TASK REQUIREMENTS = In this exercise, return the whole listing exactly, excluding any images.

++++ DATA EXTRACT ++++

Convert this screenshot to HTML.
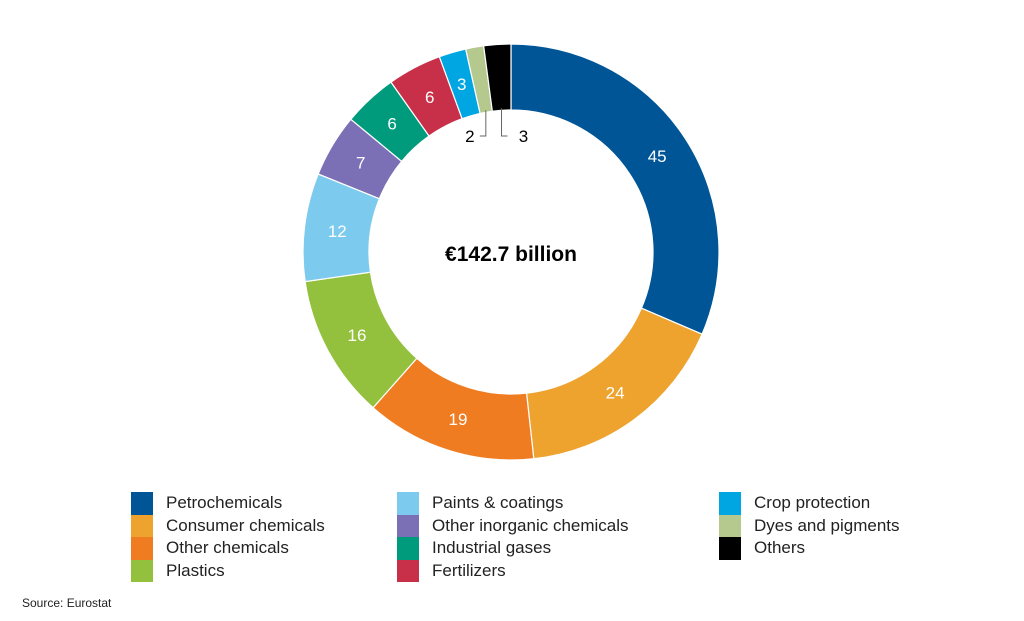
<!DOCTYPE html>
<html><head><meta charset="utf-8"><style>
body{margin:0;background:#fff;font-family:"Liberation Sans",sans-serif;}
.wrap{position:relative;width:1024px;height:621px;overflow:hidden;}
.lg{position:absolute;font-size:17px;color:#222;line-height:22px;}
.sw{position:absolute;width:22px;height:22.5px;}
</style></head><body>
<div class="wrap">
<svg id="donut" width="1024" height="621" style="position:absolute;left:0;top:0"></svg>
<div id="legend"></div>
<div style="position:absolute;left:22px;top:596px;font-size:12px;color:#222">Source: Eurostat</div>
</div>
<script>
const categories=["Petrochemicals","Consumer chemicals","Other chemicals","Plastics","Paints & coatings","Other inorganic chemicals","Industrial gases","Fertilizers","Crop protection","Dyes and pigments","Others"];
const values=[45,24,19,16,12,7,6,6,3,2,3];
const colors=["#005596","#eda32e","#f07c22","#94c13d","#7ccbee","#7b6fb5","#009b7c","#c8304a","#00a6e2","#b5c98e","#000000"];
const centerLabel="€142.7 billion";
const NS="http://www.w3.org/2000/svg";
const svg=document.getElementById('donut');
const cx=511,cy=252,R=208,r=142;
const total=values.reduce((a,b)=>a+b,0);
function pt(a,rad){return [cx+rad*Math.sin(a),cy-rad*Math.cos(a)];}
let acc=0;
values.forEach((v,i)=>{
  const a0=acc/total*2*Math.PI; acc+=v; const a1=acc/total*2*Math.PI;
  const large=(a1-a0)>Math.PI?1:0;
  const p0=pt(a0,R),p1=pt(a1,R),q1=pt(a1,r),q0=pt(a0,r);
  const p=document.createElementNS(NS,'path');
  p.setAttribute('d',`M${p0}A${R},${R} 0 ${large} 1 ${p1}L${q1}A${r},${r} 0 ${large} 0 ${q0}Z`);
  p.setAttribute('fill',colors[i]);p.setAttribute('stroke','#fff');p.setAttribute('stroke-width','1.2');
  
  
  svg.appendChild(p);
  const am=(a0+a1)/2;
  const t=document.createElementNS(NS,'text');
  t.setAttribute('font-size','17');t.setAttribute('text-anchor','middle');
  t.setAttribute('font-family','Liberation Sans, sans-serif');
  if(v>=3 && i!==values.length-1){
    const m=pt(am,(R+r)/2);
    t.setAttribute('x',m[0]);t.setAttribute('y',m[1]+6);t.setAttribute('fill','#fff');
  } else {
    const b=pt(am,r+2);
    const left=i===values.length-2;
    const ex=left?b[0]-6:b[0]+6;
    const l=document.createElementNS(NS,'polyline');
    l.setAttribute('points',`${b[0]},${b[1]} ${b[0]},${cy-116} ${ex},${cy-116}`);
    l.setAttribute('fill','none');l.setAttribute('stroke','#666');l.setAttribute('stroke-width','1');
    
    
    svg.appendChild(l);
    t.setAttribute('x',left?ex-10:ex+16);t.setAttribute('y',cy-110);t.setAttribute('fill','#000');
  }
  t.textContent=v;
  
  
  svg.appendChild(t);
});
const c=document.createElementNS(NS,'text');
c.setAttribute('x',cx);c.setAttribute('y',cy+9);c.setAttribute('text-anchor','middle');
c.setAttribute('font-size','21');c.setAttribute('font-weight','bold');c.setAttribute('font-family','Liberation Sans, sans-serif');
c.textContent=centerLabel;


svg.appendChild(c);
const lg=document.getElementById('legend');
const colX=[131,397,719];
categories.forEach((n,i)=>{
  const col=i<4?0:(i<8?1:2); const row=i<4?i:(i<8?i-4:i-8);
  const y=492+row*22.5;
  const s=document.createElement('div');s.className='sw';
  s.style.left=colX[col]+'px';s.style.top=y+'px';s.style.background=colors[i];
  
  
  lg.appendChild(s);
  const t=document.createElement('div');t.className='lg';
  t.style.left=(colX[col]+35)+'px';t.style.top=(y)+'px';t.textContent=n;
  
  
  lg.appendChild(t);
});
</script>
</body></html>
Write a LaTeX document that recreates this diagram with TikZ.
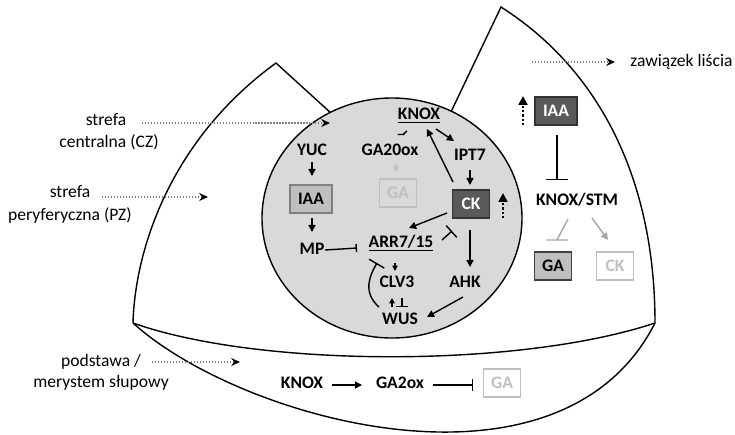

++++

SOLUTION TO THE EXERCISE =
Convert this screenshot to HTML.
<!DOCTYPE html>
<html><head><meta charset="utf-8"><style>
body{margin:0;background:#fff;font-family:"Liberation Sans",sans-serif;}
.wrap{position:relative;width:1024px;height:621px;overflow:hidden;}
.lg{position:absolute;font-size:17px;color:#222;line-height:22px;}
.sw{position:absolute;width:22px;height:22.5px;}
</style></head><body>
<div class="wrap">
<svg id="donut" width="1024" height="621" style="position:absolute;left:0;top:0"></svg>
<div id="legend"></div>
<div style="position:absolute;left:22px;top:596px;font-size:12px;color:#222">Source: Eurostat</div>
</div>
<script>
const categories=["Petrochemicals","Consumer chemicals","Other chemicals","Plastics","Paints & coatings","Other inorganic chemicals","Industrial gases","Fertilizers","Crop protection","Dyes and pigments","Others"];
const values=[45,24,19,16,12,7,6,6,3,2,3];
const colors=["#005596","#eda32e","#f07c22","#94c13d","#7ccbee","#7b6fb5","#009b7c","#c8304a","#00a6e2","#b5c98e","#000000"];
const centerLabel="€142.7 billion";
const NS="http://www.w3.org/2000/svg";
const svg=document.getElementById('donut');
const cx=511,cy=252,R=208,r=142;
const total=values.reduce((a,b)=>a+b,0);
function pt(a,rad){return [cx+rad*Math.sin(a),cy-rad*Math.cos(a)];}
let acc=0;
values.forEach((v,i)=>{
  const a0=acc/total*2*Math.PI; acc+=v; const a1=acc/total*2*Math.PI;
  const large=(a1-a0)>Math.PI?1:0;
  const p0=pt(a0,R),p1=pt(a1,R),q1=pt(a1,r),q0=pt(a0,r);
  const p=document.createElementNS(NS,'path');
  p.setAttribute('d',`M${p0}A${R},${R} 0 ${large} 1 ${p1}L${q1}A${r},${r} 0 ${large} 0 ${q0}Z`);
  p.setAttribute('fill',colors[i]);p.setAttribute('stroke','#fff');p.setAttribute('stroke-width','1.2');
  
  
  svg.appendChild(p);
  const am=(a0+a1)/2;
  const t=document.createElementNS(NS,'text');
  t.setAttribute('font-size','17');t.setAttribute('text-anchor','middle');
  t.setAttribute('font-family','Liberation Sans, sans-serif');
  if(v>=3 && i!==values.length-1){
    const m=pt(am,(R+r)/2);
    t.setAttribute('x',m[0]);t.setAttribute('y',m[1]+6);t.setAttribute('fill','#fff');
  } else {
    const b=pt(am,r+2);
    const left=i===values.length-2;
    const ex=left?b[0]-6:b[0]+6;
    const l=document.createElementNS(NS,'polyline');
    l.setAttribute('points',`${b[0]},${b[1]} ${b[0]},${cy-116} ${ex},${cy-116}`);
    l.setAttribute('fill','none');l.setAttribute('stroke','#666');l.setAttribute('stroke-width','1');
    
    
    svg.appendChild(l);
    t.setAttribute('x',left?ex-10:ex+16);t.setAttribute('y',cy-110);t.setAttribute('fill','#000');
  }
  t.textContent=v;
  
  
  svg.appendChild(t);
});
const c=document.createElementNS(NS,'text');
c.setAttribute('x',cx);c.setAttribute('y',cy+9);c.setAttribute('text-anchor','middle');
c.setAttribute('font-size','21');c.setAttribute('font-weight','bold');c.setAttribute('font-family','Liberation Sans, sans-serif');
c.textContent=centerLabel;


svg.appendChild(c);
const lg=document.getElementById('legend');
const colX=[131,397,719];
categories.forEach((n,i)=>{
  const col=i<4?0:(i<8?1:2); const row=i<4?i:(i<8?i-4:i-8);
  const y=492+row*22.5;
  const s=document.createElement('div');s.className='sw';
  s.style.left=colX[col]+'px';s.style.top=y+'px';s.style.background=colors[i];
  
  
  lg.appendChild(s);
  const t=document.createElement('div');t.className='lg';
  t.style.left=(colX[col]+35)+'px';t.style.top=(y)+'px';t.textContent=n;
  
  
  lg.appendChild(t);
});
</script>
</body></html>
Write a LaTeX document that recreates this diagram with TikZ.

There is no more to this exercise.